AIM: Leave out every picture, and retype exactly the lines from the line with "Output the web" through the line with "3, 1975, 741];", both ends included.

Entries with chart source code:
----------------------------------------
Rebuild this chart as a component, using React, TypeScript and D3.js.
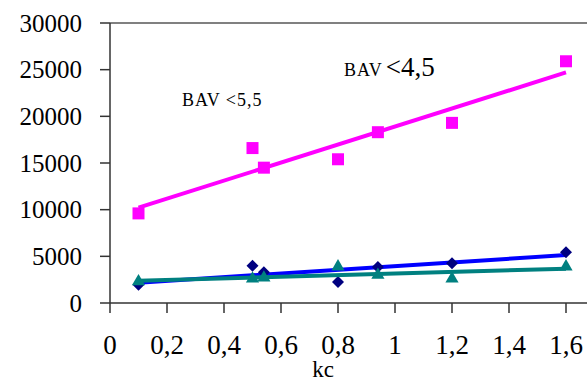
import React from "react";
import * as d3 from "d3";

// kc values shared by all three series
const kc = [0.1, 0.5, 0.54, 0.8, 0.94, 1.2, 1.6];
const bav45 = [9600, 16600, 14500, 15400, 18300, 19300, 25900]; // pink squares
const bav55 = [1950, 4000, 3300, 2250, 3850, 4250, 5450]; // navy diamonds
const bavTeal = [2300, 2600, 2700, 3900, 3000, 2600, 3900]; // teal triangles

const xTicks = [0, 0.2, 0.4, 0.6, 0.8, 1, 1.2, 1.4, 1.6];
const yTicks = [0, 5000, 10000, 15000, 20000, 25000, 30000];

const fmt = (v: number) => String(v).replace(".", ",");

// least-squares trend line, like Excel's linear trendline
function trend(xs: number[], ys: number[]) {
  const mx = d3.mean(xs)!;
  const my = d3.mean(ys)!;
  const sxy = d3.sum(xs, (x, i) => (x - mx) * (ys[i] - my));
  const sxx = d3.sum(xs, (x) => (x - mx) ** 2);
  const b = sxy / sxx;
  const a = my - b * mx;
  const [x0, x1] = d3.extent(xs) as [number, number];
  return [
    [x0, a + b * x0],
    [x1, a + b * x1],
  ] as [number, number][];
}

export default function App() {
  const width = 587;
  const height = 383;
  const left = 110;
  const top = 23;
  const bottom = 303;

  const x = d3.scaleLinear().domain([0, 1.7]).range([left, left + 8.5 * 57]);
  const y = d3.scaleLinear().domain([0, 30000]).range([bottom, top]);

  const line = d3
    .line<[number, number]>()
    .x((d) => x(d[0]))
    .y((d) => y(d[1]));

  const diamond = "M0,-6L6,0L0,6L-6,0Z";
  const triangle = d3.symbol(d3.symbolTriangle, 75)()!;

  const font = "Liberation Serif, Times New Roman, Times, DejaVu Serif, serif";

  return (
    <svg
      width={width}
      height={height}
      style={{ position: "absolute", left: 0, top: 0, background: "#fff" }}
      fontFamily={font}
    >
      {/* frame */}
      <line x1={left} x2={width} y1={top} y2={top} stroke="#808080" strokeWidth={2} />
      <line x1={left} x2={left} y1={top} y2={bottom} stroke="#333" strokeWidth={1.5} />
      <line x1={left} x2={width} y1={bottom} y2={bottom} stroke="#333" strokeWidth={1.5} />

      {yTicks.map((t) => (
        <g key={"y" + t}>
          <line x1={left - 10} x2={left} y1={y(t)} y2={y(t)} stroke="#333" strokeWidth={1.5} />
          <text x={82} y={y(t)} dy="0.35em" textAnchor="end" fontSize={25} fill="#000">
            {t}
          </text>
        </g>
      ))}
      {xTicks.map((t) => (
        <g key={"x" + t}>
          <line x1={x(t)} x2={x(t)} y1={bottom} y2={bottom + 10} stroke="#333" strokeWidth={1.5} />
          <text x={x(t)} y={354} textAnchor="middle" fontSize={27} fill="#000">
            {fmt(t)}
          </text>
        </g>
      ))}
      <text x={323} y={377} textAnchor="middle" fontSize={23} fill="#000">
        kc
      </text>

      {/* pink series */}
      <path d={line(trend(kc, bav45))!} stroke="#FF00FF" strokeWidth={4} fill="none" />
      {kc.map((k, i) => (
        <rect key={"p" + i} x={x(k) - 6} y={y(bav45[i]) - 6} width={12} height={12} fill="#FF00FF" />
      ))}

      {/* navy / blue series */}
      <path d={line(trend(kc, bav55))!} stroke="#0000FF" strokeWidth={4} fill="none" />
      {kc.map((k, i) => (
        <path key={"d" + i} d={diamond} transform={`translate(${x(k)},${y(bav55[i])})`} fill="#000080" />
      ))}

      {/* teal series */}
      <path d={line(trend(kc, bavTeal))!} stroke="#008080" strokeWidth={4} fill="none" />
      {kc.map((k, i) => (
        <path key={"t" + i} d={triangle} transform={`translate(${x(k)},${y(bavTeal[i])})`} fill="#008080" />
      ))}

      <text x={182} y={106} fontSize={18} fill="#000" letterSpacing={1}>
        BAV &lt;5,5
      </text>
      <text x={344} y={76} fill="#000">
        <tspan fontSize={18} letterSpacing={1}>BAV</tspan>
        <tspan fontSize={27} dx={3}>&lt;4,5</tspan>
      </text>
    </svg>
  );
}
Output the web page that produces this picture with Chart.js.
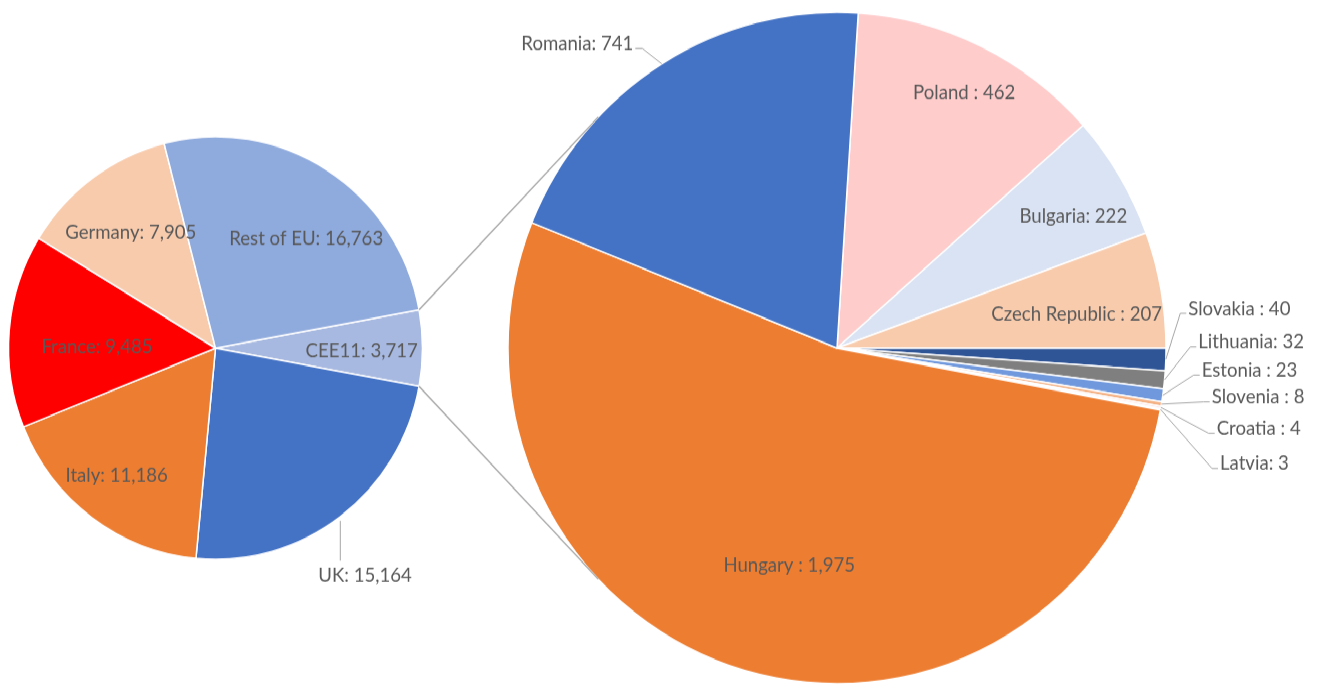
<!DOCTYPE html>
<html><head><meta charset="utf-8">
<script src="https://cdn.jsdelivr.net/npm/chart.js@4.4.1/dist/chart.umd.min.js"></script>
<style>
html,body{margin:0;padding:0;background:#fff;overflow:hidden;width:1321px;height:684px;}
#wrap{position:absolute;left:0;top:0;width:1321px;height:680px;transform:scaleY(1.0209);transform-origin:0 0;}
#wrap canvas{position:absolute;left:0;top:0;}
</style></head><body>
<div id="wrap"><canvas id="cee" width="1321" height="680"></canvas><canvas id="main" width="1321" height="680"></canvas></div>
<script>
// ---- data ----
const mainLabels = ['CEE11', 'UK', 'Italy', 'France', 'Germany', 'Rest of EU'];
const mainValues = [3717, 15164, 11186, 9485, 7905, 16763];
const ceeLabels = ['Poland ', 'Bulgaria', 'Czech Republic ', 'Slovakia ', 'Lithuania', 'Estonia ', 'Slovenia ', 'Croatia ', 'Latvia', 'Hungary ', 'Romania'];
const ceeValues = [462, 222, 207, 40, 32, 23, 8, 4, 3, 1975, 741];

// ---- styles ----
const mainColors = ['#A7B9E1', '#4472C4', '#ED7D31', '#FF0000', '#F8CBAD', '#8FAADC'];
const ceeColors = ['#FFCCCC', '#DAE3F3', '#F8CBAD', '#2F5597', '#7F7F7F', '#6F98DD', '#F4B183', '#FFD9D9', '#FBE5D6', '#ED7D31', '#4472C4'];
const LABEL_COLOR = '#595959';
const LEADER_COLOR = '#A6A6A6';
const FONT_FAMILY = 'Lato, "Open Sans", sans-serif';

// label layout (offsets from pie centre, px)
const mainLayout = [
  {dx: 146.2, dy: 2.8},
  {dx: 102.8, dy: 222.3, align: 'left', leader: 'down'},
  {dx: -98.8, dy: 124.3},
  {dx: -118.5, dy: -2.1},
  {dx: -84.7, dy: -113.7},
  {dx: 90.7, dy: -107.6}
];
const ceeLayout = [
  {dx: 127.2, dy: -251.1},
  {dx: 236.3, dy: -129.3},
  {dx: 239.7, dy: -34},
  {dx: 351.3, dy: -39, align: 'left', leader: true},
  {dx: 361.3, dy: -6.3, align: 'left', leader: true},
  {dx: 364.7, dy: 21.4, align: 'left', leader: true},
  {dx: 374.7, dy: 47.6, align: 'left', leader: true},
  {dx: 379.7, dy: 78.6, align: 'left', leader: true},
  {dx: 383, dy: 112.8, align: 'left', leader: true},
  {dx: -47.8, dy: 212.5},
  {dx: -203.7, dy: -298.6, align: 'right', leader: true}
];

const FONT_SIZE = (function () {
  const c = document.createElement('canvas').getContext('2d');
  c.font = '20px ' + FONT_FAMILY;
  const w = c.measureText('Rest of EU: 16,763').width;
  return 20 * 154 / w;
})();

function fmt(v) { return v.toLocaleString('en-US'); }

function labelPlugin(id, layout) {
  return {
    id,
    afterDatasetsDraw(chart) {
      const ctx = chart.ctx;
      const arcs = chart.getDatasetMeta(0).data;
      const labels = chart.data.labels;
      const vals = chart.data.datasets[0].data;
      ctx.save();
      ctx.font = FONT_SIZE.toFixed(2) + 'px ' + FONT_FAMILY;
      ctx.fillStyle = LABEL_COLOR;
      ctx.textBaseline = 'alphabetic';
      arcs.forEach((arc, i) => {
        const p = arc.getProps(['x', 'y', 'startAngle', 'endAngle', 'outerRadius'], true);
        const L = layout[i];
        const text = labels[i] + ': ' + fmt(vals[i]);
        const tx = p.x + L.dx, ty = p.y + L.dy;
        if (L.leader) {
          const mid = (p.startAngle + p.endAngle) / 2;
          const ax = p.x + Math.cos(mid) * p.outerRadius;
          const ay = p.y + Math.sin(mid) * p.outerRadius;
          ctx.beginPath();
          ctx.strokeStyle = LEADER_COLOR;
          ctx.lineWidth = 1;
          if (L.leader === 'down') {
            ctx.moveTo(ax, ay + 4);
            ctx.lineTo(ax, ty - 14);
          } else if (L.align === 'left') {
            const ly = ty + 5;
            ctx.moveTo(ax, ay);
            ctx.lineTo(tx - 8, ly);
            ctx.lineTo(tx - 2, ly);
          } else {
            const ly = ty + 5;
            ctx.moveTo(ax, ay);
            ctx.lineTo(tx + 9, ly);
            ctx.lineTo(tx + 2, ly);
          }
          ctx.stroke();
        }
        ctx.textAlign = L.align || 'center';
        ctx.fillText(text, tx, ty + 0.358 * FONT_SIZE);
      });
      ctx.restore();
    }
  };
}

const sum = a => a.reduce((s, v) => s + v, 0);

// second pie (breakdown of CEE11)
const ceeChart = new Chart(document.getElementById('cee'), {
  type: 'pie',
  data: {
    labels: ceeLabels,
    datasets: [{data: ceeValues, backgroundColor: ceeColors, borderColor: '#ffffff', borderWidth: 1.5, hoverOffset: 0}]
  },
  options: {
    responsive: false,
    animation: false,
    events: [],
    rotation: 90 - sum(ceeValues.slice(0, 3)) / sum(ceeValues) * 360,
    layout: {padding: {left: 507.25, top: 11.25, right: 154.25, bottom: 9.25}},
    plugins: {legend: {display: false}, tooltip: {enabled: false}}
  },
  plugins: [labelPlugin('ceeLabels', ceeLayout)]
});

const connectorPlugin = {
  id: 'connectors',
  afterDatasetsDraw(chart) {
    const ctx = chart.ctx;
    const a = chart.getDatasetMeta(0).data[0].getProps(['x', 'y', 'startAngle', 'endAngle', 'outerRadius'], true);
    const b = ceeChart.getDatasetMeta(0).data[0].getProps(['x', 'y', 'outerRadius'], true);
    const R = b.outerRadius;
    const corners = [a.startAngle, a.endAngle].map(t => ({x: a.x + Math.cos(t) * a.outerRadius, y: a.y + Math.sin(t) * a.outerRadius}));
    ctx.save();
    ctx.strokeStyle = LEADER_COLOR;
    ctx.lineWidth = 1.4;
    corners.forEach((P, k) => {
      const vx = P.x - b.x, vy = P.y - b.y;
      const d = Math.hypot(vx, vy);
      const phi = Math.atan2(vy, vx);
      const al = Math.acos(R / d);
      const t1 = {x: b.x + R * Math.cos(phi + al), y: b.y + R * Math.sin(phi + al)};
      const t2 = {x: b.x + R * Math.cos(phi - al), y: b.y + R * Math.sin(phi - al)};
      const T = k === 0 ? (t1.y < t2.y ? t1 : t2) : (t1.y > t2.y ? t1 : t2);
      ctx.beginPath();
      ctx.moveTo(P.x, P.y);
      ctx.lineTo(T.x, T.y);
      ctx.stroke();
    });
    ctx.restore();
  }
};

// main pie
new Chart(document.getElementById('main'), {
  type: 'pie',
  data: {
    labels: mainLabels,
    datasets: [{data: mainValues, backgroundColor: mainColors, borderColor: '#ffffff', borderWidth: 1.5, hoverOffset: 0}]
  },
  options: {
    responsive: false,
    animation: false,
    events: [],
    rotation: 90 - (mainValues[0] / sum(mainValues) * 360) / 2,
    layout: {padding: {left: 7.75, top: 133.25, right: 897.75, bottom: 131.25}},
    plugins: {legend: {display: false}, tooltip: {enabled: false}}
  },
  plugins: [connectorPlugin, labelPlugin('mainLabels', mainLayout)]
});
</script>
</body></html>
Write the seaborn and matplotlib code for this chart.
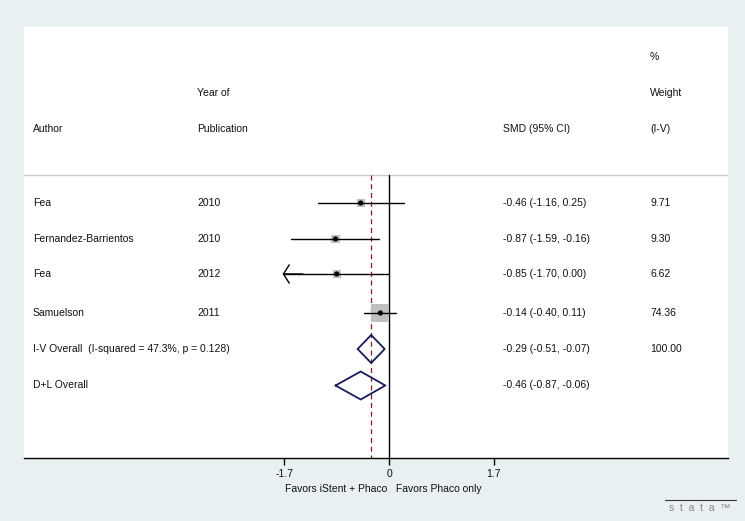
import matplotlib
matplotlib.use("Agg")
import matplotlib.pyplot as plt
import seaborn as sns
import pandas as pd

sns.set_theme(style="white")
plt.rcParams['font.family'] = ['Liberation Sans', 'DejaVu Sans']

authors = ["Fea", "Fernandez-Barrientos", "Fea", "Samuelson"]
years = ["2010", "2010", "2012", "2011"]
smd = [-0.46, -0.87, -0.85, -0.14]
ci_low = [-1.16, -1.59, -1.70, -0.40]
ci_high = [0.25, -0.16, 0.00, 0.11]
weights = [9.71, 9.30, 6.62, 74.36]
ci_text = ["-0.46 (-1.16, 0.25)", "-0.87 (-1.59, -0.16)", "-0.85 (-1.70, 0.00)", "-0.14 (-0.40, 0.11)"]
weight_text = ["9.71", "9.30", "6.62", "74.36"]

overall_labels = ["I-V Overall  (I-squared = 47.3%, p = 0.128)", "D+L Overall"]
overall_est = [-0.29, -0.46]
overall_low = [-0.51, -0.87]
overall_high = [-0.07, -0.06]
overall_ci_text = ["-0.29 (-0.51, -0.07)", "-0.46 (-0.87, -0.06)"]
overall_weight_text = ["100.00", ""]

xticks = [-1.7, 0, 1.7]
xtick_labels = ["-1.7", "0", "1.7"]

# layout (pixel geometry)
W, H = 745, 521
X0PX, SCALE = 389.0, 61.5
def px(x):
    return (x - X0PX) / SCALE

row_y = [203, 239, 274, 313]
ov_y = [349, 385.5]
COL_AUTH, COL_YEAR, COL_CI, COL_W = 33, 197, 503, 650

bg = "#e8f0f1"
fig = plt.figure(figsize=(W / 100, H / 100), dpi=100, facecolor=bg)
ax = fig.add_axes([24 / W, (H - 458) / H, (728 - 24) / W, (458 - 27) / H])
ax.set_facecolor("white")
ax.set_xlim(px(24), px(728))
ax.set_ylim(458, 27)

fs = 7.5
tc = "#111111"
def txt(xp, y, s):
    ax.text(px(xp), y, s, fontsize=fs, va="center", color=tc)

# headers
txt(COL_W, 57, "%")
txt(COL_YEAR, 93, "Year of")
txt(COL_W, 93, "Weight")
txt(COL_AUTH, 129, "Author")
txt(COL_YEAR, 129, "Publication")
txt(COL_CI, 129, "SMD (95% CI)")
txt(COL_W, 129, "(I-V)")
ax.axhline(175, color="#cccccc", lw=1.0)

# reference lines
ax.plot([0, 0], [175, 458], color="black", lw=1.0, zorder=2)
ax.plot([overall_est[0]] * 2, [175, 458], color="#8b1a1a", lw=0.9, ls=(0, (4, 3)), zorder=2)

# study rows
df = pd.DataFrame({"smd": smd, "y": row_y, "w": weights})
sns.scatterplot(data=df, x="smd", y="y", size="w", sizes=(30, 168),
                marker="s", color="#bfbfbf", edgecolor="none", legend=False, ax=ax, zorder=3)
for i in range(len(authors)):
    y = row_y[i]
    ax.plot([ci_low[i], ci_high[i]], [y, y], color="black", lw=1.0, zorder=4)
    if ci_low[i] <= -1.7:
        ax.annotate("", xy=(ci_low[i] - 0.03, y), xytext=(ci_low[i] + 0.3, y),
                    arrowprops=dict(arrowstyle="->,head_length=0.35,head_width=0.55",
                                    color="black", lw=1.0, shrinkA=0, shrinkB=0), zorder=4)
    txt(COL_AUTH, y, authors[i])
    txt(COL_YEAR, y, years[i])
    txt(COL_CI, y, ci_text[i])
    txt(COL_W, y, weight_text[i])
sns.scatterplot(x=smd, y=row_y, color="black", s=14, edgecolor="none", legend=False, ax=ax, zorder=5)

# overall diamonds
for j in range(len(overall_labels)):
    y = ov_y[j]
    hh = 14
    ax.plot([overall_low[j], overall_est[j], overall_high[j], overall_est[j], overall_low[j]],
            [y, y - hh, y, y + hh, y], color="#1a1a5e", lw=1.3, zorder=5)
    txt(COL_AUTH, y, overall_labels[j])
    txt(COL_CI, y, overall_ci_text[j])
    txt(COL_W, y, overall_weight_text[j])

# axes styling
for s in ["top", "left", "right"]:
    ax.spines[s].set_visible(False)
ax.spines["bottom"].set_color("black")
ax.spines["bottom"].set_linewidth(1.0)
ax.set_yticks([])
ax.set_ylabel("")
ax.set_xticks(xticks)
ax.set_xticklabels(xtick_labels, fontsize=fs, color=tc)
ax.tick_params(axis="x", bottom=True, direction="out", length=5, width=1.0, color="black", pad=3)
ax.set_xlabel("Favors iStent + Phaco   Favors Phaco only", fontsize=fs, labelpad=2, color=tc)
ax.xaxis.set_label_coords((383 - 24) / (728 - 24), -(489 - 458) / (458 - 27))
ax.xaxis.label.set_va("center")

# stata logo
fig.add_artist(plt.Line2D([665 / W, 736 / W], [(H - 500) / H] * 2, color="#333333", lw=0.8))
fig.text(700 / W, (H - 508) / H, "s  t  a  t  a  ™", fontsize=7.5, color="#888888",
         ha="center", va="center", fontweight="light")

fig.savefig("out.png", dpi=100, facecolor=bg)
----------------------------------------
TASK RESPONSE:
Output the web page that produces this picture with Chart.js.
<!DOCTYPE html>
<html><head><meta charset="utf-8">
<script src="https://cdn.jsdelivr.net/npm/chart.js@4.4.1/dist/chart.umd.min.js"></script>
<style>
html,body{margin:0;padding:0;background:#fff;overflow:hidden;width:1321px;height:684px;}
#wrap{position:absolute;left:0;top:0;width:1321px;height:680px;transform:scaleY(1.0209);transform-origin:0 0;}
#wrap canvas{position:absolute;left:0;top:0;}
</style></head><body>
<div id="wrap"><canvas id="cee" width="1321" height="680"></canvas><canvas id="main" width="1321" height="680"></canvas></div>
<script>
// ---- data ----
const mainLabels = ['CEE11', 'UK', 'Italy', 'France', 'Germany', 'Rest of EU'];
const mainValues = [3717, 15164, 11186, 9485, 7905, 16763];
const ceeLabels = ['Poland ', 'Bulgaria', 'Czech Republic ', 'Slovakia ', 'Lithuania', 'Estonia ', 'Slovenia ', 'Croatia ', 'Latvia', 'Hungary ', 'Romania'];
const ceeValues = [462, 222, 207, 40, 32, 23, 8, 4, 3, 1975, 741];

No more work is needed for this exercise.